┌──

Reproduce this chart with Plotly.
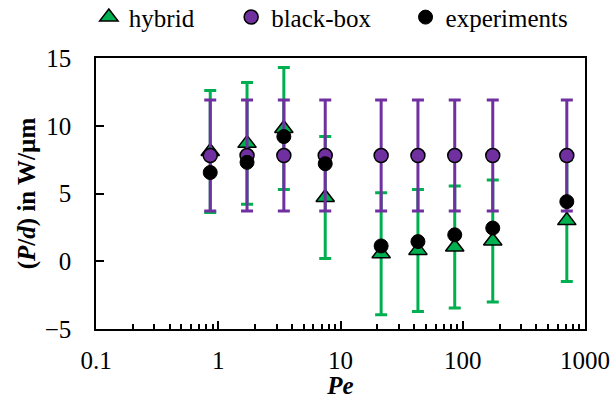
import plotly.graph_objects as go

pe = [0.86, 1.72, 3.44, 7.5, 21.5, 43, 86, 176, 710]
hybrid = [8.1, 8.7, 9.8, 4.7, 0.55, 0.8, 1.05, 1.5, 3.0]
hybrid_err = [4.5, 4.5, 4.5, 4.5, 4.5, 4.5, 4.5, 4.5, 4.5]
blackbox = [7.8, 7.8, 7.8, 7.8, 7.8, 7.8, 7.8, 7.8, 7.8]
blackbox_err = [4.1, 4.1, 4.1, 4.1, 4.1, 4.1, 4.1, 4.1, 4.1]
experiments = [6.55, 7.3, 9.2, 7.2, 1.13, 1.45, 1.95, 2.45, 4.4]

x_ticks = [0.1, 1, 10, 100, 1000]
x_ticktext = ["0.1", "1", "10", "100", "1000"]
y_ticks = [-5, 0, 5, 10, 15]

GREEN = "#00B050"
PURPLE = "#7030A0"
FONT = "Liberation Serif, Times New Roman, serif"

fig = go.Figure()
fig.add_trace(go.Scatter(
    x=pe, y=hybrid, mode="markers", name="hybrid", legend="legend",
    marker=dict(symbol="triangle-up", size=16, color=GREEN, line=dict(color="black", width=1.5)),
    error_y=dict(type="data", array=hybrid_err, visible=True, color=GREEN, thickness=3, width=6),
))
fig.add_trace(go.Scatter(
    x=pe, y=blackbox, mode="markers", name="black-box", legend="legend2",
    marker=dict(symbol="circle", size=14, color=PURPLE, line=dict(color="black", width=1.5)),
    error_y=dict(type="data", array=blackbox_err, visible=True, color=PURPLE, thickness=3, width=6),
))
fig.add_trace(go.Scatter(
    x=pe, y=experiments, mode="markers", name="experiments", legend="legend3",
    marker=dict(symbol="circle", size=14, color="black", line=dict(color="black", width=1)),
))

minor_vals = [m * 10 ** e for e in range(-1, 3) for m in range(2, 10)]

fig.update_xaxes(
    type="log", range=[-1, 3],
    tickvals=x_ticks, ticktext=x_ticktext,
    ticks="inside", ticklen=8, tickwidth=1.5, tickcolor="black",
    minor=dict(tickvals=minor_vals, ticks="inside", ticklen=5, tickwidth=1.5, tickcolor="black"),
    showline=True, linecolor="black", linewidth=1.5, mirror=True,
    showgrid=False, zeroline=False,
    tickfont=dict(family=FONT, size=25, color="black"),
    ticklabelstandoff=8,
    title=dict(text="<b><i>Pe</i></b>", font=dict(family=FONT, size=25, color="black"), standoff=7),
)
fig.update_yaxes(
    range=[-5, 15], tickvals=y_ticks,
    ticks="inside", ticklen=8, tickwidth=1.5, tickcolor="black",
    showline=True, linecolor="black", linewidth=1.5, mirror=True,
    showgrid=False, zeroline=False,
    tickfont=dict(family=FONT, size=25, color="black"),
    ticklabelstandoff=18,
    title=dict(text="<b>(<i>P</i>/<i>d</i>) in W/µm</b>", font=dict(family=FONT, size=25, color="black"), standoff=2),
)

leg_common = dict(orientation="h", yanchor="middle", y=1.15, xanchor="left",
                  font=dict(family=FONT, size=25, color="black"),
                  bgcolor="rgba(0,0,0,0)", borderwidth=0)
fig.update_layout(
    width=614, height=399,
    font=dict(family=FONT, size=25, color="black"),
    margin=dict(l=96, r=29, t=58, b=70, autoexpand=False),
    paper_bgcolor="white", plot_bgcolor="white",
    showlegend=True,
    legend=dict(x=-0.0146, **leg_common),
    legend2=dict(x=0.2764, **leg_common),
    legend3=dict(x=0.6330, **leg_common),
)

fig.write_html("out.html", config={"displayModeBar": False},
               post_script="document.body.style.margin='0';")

└──

### Directions for this task
Pictures are excluded: retype only the lines from the beginning of the listing above through the line with "import plotly.graph_objects as go", both included.

### Written reply
Reproduce this chart with Plotly.
import plotly.graph_objects as go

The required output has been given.